Your mum’s voice, Tufty the squirrel’s voice: Stay away from strangers.

Garcia is honest about his own “strain of morbid curiosity” and admits he’s not trying to solve the crime. He wants to make sense of what the story means. His approach, his method – interviewing many who have written and thought about the case – recalls Ron Rosenbaum’s extraordinary Explaining Hitler. Get up close to those who have been near evil and listen.

The book is about evil acts and how we want a rational explanation, even if this isn’t apparent.

Like inter-war Germany, we are in a world of cruelty, of poverty, of vicious violence. We might imagine the killer as depicted by George Grosz: see his John, the Sex Murderer from 1918.

Garcia paints 1960s Gallowgate like it was a later variant of the Weimar Republic.

He has little time for romantic nostalgists hymning the Barrowlands – this is haunted ground.

On lonely dark and wet nights, you still feel the low hum of evil. Stevenson’s Mr Hyde would feel at home here – the Calton as the epicentre of Scottish antisyzygy – our dual nature.

See Bible John (“well-spoken, well-dressed”) as James Hogg’s justified sinner, quoting scripture.

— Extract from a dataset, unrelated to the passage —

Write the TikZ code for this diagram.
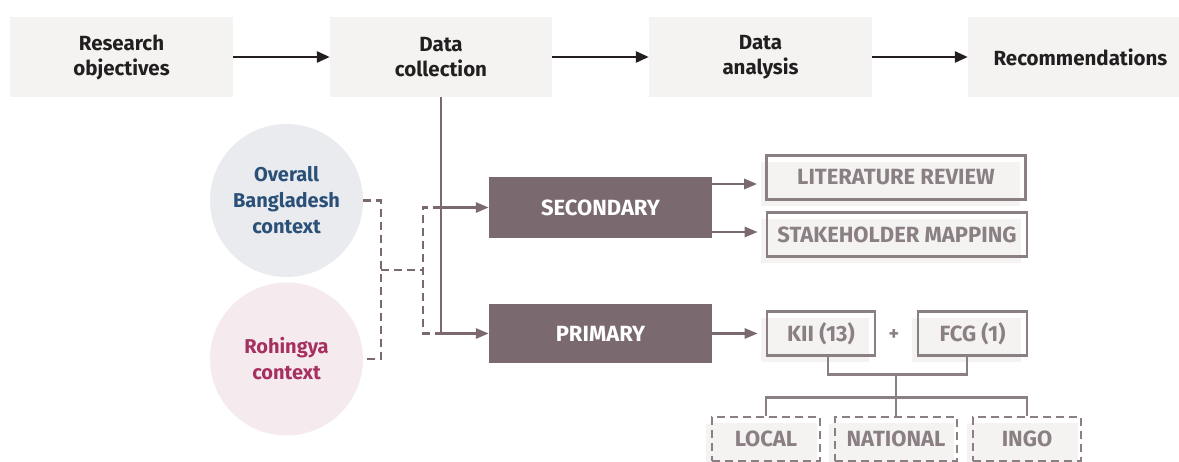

This is material ripe for dramatisation, for taking Capote-style liberties with the verité, but Garcia is alert to the lurid risks of mere voyeurism. Like Gordon Burn, he trusts the facts, the details, and studs his narrative with vivid snapshots of the real as with an all-time-classic LOL graffito referencing the old hoofer, Frankie Vaughan.

GARCIA doesn’t flatter his hometown. He stays at an Ibis Budget hotel in a “baleful retail park”, a “battered B&B at the top of Garnethill”, visits a dreich Lambhill Cemetery, and notes Glasgow’s “increasingly depressed centre”. Home truths… The bad news piles up – the crime reporter Jane Hamilton admits the public “hoover up true crime” and thinks our Bible John fetish tells us: “Probably not what people want to hear … we are a very parochial nation.”

The forensic pathologist Marie Cassidy says that even when Glasgow was the European City of Culture she was “extremely busy”.

Garcia’s book is about the void of uncertainty, about the slipperiness of facts. And spooky coincidences too: a sports reporter called John Quinn (yikes!) apparently coined the name “Bible John”.

It’s a tale with false names and false pasts – in Garcia’s own words about another volume, it’s “an awkward, discomforting thing”.

As literary exhumation, the book may trigger bad memories – for me, a man with a fake name and fake chest pain who punched a nurse. Could that have been Peter Tobin?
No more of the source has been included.